→ Raw data:

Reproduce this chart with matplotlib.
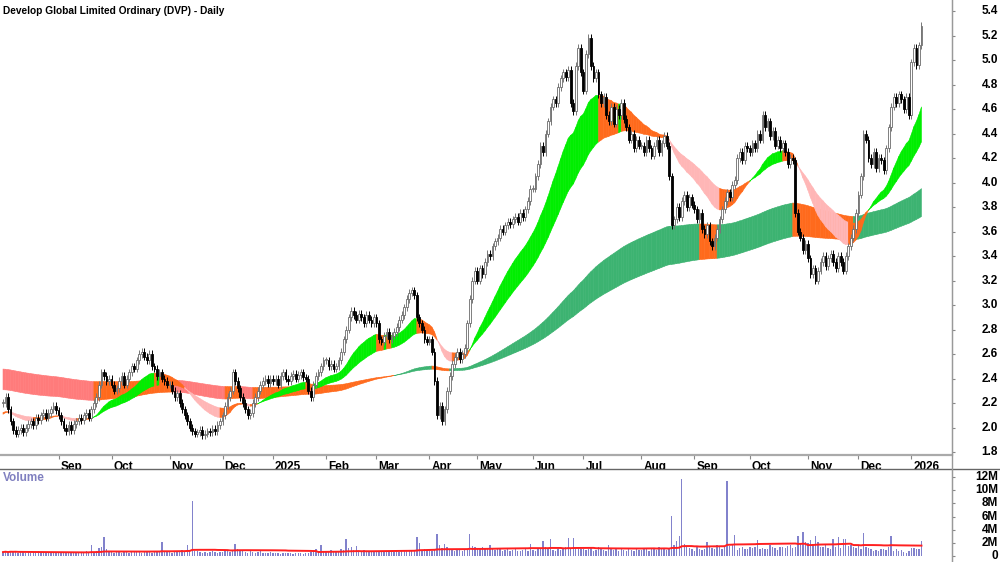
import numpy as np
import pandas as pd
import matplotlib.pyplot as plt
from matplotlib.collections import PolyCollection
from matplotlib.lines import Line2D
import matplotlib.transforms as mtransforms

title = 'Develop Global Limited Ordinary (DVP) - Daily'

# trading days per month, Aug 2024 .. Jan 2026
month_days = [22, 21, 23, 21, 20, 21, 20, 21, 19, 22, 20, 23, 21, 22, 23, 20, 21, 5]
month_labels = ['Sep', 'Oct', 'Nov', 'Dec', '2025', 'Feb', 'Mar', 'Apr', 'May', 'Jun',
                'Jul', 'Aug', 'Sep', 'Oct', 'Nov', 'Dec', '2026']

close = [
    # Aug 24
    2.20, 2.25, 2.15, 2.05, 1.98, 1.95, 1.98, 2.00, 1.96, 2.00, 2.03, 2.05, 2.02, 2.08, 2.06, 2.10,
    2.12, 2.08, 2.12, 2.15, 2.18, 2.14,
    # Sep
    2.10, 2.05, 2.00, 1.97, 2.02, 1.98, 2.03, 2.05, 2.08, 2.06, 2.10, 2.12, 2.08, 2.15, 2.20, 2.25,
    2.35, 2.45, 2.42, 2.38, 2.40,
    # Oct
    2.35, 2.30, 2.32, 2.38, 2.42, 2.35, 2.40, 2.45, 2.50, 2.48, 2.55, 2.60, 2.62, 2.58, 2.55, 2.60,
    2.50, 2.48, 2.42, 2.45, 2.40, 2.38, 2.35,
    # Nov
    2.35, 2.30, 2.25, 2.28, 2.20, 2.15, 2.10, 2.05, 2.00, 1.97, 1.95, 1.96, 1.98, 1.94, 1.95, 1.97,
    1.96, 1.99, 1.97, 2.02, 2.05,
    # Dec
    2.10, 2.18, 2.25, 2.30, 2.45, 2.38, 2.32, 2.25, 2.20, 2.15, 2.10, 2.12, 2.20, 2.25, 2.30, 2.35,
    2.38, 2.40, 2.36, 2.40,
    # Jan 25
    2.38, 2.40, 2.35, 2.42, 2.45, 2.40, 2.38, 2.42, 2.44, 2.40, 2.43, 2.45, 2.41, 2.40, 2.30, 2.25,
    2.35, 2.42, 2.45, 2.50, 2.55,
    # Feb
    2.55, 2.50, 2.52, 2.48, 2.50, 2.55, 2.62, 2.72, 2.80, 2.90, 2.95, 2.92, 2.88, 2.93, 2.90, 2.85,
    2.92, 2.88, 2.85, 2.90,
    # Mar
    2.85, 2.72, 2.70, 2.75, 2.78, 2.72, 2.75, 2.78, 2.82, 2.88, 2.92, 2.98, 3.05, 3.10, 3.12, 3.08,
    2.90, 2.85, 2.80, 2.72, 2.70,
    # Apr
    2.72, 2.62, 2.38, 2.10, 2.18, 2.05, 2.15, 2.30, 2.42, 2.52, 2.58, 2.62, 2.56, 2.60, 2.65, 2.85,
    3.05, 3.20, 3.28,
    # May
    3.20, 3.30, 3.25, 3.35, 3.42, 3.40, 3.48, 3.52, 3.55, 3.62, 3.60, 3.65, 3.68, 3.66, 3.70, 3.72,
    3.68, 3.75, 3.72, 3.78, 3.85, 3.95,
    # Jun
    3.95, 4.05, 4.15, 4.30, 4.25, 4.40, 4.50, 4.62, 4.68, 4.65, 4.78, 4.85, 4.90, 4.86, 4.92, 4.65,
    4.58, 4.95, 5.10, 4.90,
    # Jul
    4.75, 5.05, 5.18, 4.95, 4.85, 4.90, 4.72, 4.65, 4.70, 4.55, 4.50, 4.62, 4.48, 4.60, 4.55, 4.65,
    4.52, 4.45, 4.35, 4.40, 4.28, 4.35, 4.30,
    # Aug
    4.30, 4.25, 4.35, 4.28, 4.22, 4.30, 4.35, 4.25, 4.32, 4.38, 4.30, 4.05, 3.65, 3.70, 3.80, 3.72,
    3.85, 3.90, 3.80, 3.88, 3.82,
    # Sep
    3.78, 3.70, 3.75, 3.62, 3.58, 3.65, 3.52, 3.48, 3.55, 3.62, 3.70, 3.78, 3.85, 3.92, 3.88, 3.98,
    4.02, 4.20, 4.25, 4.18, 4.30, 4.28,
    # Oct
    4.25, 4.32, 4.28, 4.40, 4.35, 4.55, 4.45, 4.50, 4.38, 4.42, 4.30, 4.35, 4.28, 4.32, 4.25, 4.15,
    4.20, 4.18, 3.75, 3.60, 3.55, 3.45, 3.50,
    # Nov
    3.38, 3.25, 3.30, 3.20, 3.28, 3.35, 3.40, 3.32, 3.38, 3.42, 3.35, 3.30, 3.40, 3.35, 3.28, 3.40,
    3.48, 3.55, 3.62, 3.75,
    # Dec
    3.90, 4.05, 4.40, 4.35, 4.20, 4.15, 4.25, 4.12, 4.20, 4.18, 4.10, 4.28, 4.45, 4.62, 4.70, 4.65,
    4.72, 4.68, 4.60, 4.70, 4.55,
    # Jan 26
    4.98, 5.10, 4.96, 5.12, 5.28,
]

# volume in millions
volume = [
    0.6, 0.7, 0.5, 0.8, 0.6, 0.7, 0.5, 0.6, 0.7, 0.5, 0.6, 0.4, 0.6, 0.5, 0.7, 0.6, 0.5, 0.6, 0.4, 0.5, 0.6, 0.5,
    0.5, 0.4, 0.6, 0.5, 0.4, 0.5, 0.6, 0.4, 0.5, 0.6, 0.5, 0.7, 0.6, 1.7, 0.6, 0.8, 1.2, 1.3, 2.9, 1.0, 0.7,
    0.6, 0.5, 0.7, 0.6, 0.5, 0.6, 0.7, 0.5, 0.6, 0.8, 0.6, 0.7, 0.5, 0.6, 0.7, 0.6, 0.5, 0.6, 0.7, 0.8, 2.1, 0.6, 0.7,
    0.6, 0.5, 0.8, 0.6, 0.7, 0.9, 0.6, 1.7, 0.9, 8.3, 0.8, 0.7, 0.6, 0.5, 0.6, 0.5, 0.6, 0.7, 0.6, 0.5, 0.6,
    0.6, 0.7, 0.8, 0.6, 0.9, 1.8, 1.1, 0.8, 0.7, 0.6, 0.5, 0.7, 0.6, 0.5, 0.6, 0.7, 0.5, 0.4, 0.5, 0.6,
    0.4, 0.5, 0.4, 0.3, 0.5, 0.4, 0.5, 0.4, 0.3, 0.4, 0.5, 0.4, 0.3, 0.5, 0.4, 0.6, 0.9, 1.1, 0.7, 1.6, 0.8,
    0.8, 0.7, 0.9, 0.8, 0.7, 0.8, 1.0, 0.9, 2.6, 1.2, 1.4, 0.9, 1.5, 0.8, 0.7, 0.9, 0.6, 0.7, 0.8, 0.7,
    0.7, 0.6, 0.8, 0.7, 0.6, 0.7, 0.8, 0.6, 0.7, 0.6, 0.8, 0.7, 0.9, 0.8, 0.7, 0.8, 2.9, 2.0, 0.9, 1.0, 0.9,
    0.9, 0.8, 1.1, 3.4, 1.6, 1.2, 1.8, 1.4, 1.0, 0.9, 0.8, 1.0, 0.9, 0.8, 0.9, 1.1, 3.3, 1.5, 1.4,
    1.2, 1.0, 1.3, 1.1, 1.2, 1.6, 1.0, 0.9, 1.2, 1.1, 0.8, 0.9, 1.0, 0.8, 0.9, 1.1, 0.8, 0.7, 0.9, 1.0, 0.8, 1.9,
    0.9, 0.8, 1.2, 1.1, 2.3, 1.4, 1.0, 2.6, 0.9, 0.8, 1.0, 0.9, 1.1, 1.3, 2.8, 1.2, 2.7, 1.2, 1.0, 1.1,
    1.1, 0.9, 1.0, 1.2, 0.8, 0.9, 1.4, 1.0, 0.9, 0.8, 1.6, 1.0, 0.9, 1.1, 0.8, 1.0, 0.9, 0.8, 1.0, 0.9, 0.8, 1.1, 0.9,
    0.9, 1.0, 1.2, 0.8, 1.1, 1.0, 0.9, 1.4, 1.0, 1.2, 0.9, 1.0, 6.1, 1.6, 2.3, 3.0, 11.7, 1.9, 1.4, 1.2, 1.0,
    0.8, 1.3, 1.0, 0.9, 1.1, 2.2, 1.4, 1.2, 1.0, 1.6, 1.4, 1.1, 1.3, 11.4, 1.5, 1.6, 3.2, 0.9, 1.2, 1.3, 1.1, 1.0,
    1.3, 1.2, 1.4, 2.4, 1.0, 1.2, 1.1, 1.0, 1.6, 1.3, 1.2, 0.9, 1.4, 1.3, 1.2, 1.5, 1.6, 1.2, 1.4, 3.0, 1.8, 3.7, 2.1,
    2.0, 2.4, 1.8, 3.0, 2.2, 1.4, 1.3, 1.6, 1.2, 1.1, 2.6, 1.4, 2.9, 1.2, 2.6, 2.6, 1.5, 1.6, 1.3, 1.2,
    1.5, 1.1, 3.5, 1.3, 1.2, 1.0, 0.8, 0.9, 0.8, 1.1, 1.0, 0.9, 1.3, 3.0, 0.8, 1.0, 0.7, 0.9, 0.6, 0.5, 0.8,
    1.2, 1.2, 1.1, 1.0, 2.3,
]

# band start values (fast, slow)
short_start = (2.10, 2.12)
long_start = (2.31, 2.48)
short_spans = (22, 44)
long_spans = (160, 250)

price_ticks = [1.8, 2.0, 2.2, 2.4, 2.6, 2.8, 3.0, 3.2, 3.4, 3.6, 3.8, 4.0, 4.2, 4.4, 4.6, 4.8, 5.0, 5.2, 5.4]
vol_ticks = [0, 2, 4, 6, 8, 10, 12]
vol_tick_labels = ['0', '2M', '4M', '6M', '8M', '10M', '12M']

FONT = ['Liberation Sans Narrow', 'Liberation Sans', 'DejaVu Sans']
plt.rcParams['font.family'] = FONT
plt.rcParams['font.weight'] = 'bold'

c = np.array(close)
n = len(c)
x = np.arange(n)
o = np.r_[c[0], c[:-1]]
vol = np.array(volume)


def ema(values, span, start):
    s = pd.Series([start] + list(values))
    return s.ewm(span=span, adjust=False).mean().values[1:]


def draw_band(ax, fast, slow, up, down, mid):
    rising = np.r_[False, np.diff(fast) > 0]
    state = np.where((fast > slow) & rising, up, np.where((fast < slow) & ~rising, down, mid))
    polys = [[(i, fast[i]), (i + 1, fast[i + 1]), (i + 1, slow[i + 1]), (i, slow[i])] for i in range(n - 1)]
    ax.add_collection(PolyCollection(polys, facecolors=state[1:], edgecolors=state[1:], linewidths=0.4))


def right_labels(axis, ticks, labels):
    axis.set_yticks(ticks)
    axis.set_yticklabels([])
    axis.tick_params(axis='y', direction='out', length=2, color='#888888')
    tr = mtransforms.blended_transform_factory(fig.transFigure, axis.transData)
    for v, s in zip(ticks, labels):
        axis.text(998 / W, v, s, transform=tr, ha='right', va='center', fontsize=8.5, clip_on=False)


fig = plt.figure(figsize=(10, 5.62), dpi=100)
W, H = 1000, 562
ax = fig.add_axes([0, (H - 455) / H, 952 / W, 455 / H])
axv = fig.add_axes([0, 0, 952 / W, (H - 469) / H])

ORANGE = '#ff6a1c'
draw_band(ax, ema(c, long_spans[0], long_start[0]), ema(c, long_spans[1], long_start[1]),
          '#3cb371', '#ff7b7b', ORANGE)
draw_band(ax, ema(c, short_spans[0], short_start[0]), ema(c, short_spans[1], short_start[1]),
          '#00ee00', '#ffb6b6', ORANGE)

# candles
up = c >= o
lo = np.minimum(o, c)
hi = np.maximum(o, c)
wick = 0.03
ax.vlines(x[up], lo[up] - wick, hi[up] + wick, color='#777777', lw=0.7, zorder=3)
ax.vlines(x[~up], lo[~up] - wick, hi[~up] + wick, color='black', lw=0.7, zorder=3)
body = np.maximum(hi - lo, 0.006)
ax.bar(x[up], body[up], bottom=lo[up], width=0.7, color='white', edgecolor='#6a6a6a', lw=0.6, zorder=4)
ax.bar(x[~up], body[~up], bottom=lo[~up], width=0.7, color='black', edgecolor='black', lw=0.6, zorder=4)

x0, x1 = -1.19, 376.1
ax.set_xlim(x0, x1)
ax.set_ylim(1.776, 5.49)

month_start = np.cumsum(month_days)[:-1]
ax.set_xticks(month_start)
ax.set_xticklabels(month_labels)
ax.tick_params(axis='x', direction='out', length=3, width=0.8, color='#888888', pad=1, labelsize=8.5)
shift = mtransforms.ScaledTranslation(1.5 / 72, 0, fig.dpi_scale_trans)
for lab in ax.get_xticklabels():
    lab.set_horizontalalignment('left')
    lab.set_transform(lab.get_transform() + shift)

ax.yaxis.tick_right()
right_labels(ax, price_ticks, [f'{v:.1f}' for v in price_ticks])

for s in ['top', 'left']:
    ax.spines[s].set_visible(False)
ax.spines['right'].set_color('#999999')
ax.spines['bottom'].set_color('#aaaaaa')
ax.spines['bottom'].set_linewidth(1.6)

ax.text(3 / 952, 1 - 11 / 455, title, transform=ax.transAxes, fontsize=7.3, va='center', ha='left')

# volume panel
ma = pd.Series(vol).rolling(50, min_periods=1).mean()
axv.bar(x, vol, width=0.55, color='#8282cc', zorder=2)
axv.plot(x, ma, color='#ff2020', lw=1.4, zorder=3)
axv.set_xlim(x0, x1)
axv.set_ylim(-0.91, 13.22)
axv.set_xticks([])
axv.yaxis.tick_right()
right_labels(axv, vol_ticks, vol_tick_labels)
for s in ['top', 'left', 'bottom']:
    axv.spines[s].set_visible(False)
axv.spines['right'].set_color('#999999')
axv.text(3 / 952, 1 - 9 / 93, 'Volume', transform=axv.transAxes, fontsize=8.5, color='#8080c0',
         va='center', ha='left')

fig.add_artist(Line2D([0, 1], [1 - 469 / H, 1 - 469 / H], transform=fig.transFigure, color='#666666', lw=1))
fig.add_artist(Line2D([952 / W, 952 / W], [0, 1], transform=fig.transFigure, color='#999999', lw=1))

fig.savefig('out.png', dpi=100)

→ To do: Make an exact copy of the lines from the top of the material through the line with "title = 'Develop", pictures excluded.

→ Full solution:
Reproduce this chart with matplotlib.
import numpy as np
import pandas as pd
import matplotlib.pyplot as plt
from matplotlib.collections import PolyCollection
from matplotlib.lines import Line2D
import matplotlib.transforms as mtransforms

title = 'Develop Global Limited Ordinary (DVP) - Daily'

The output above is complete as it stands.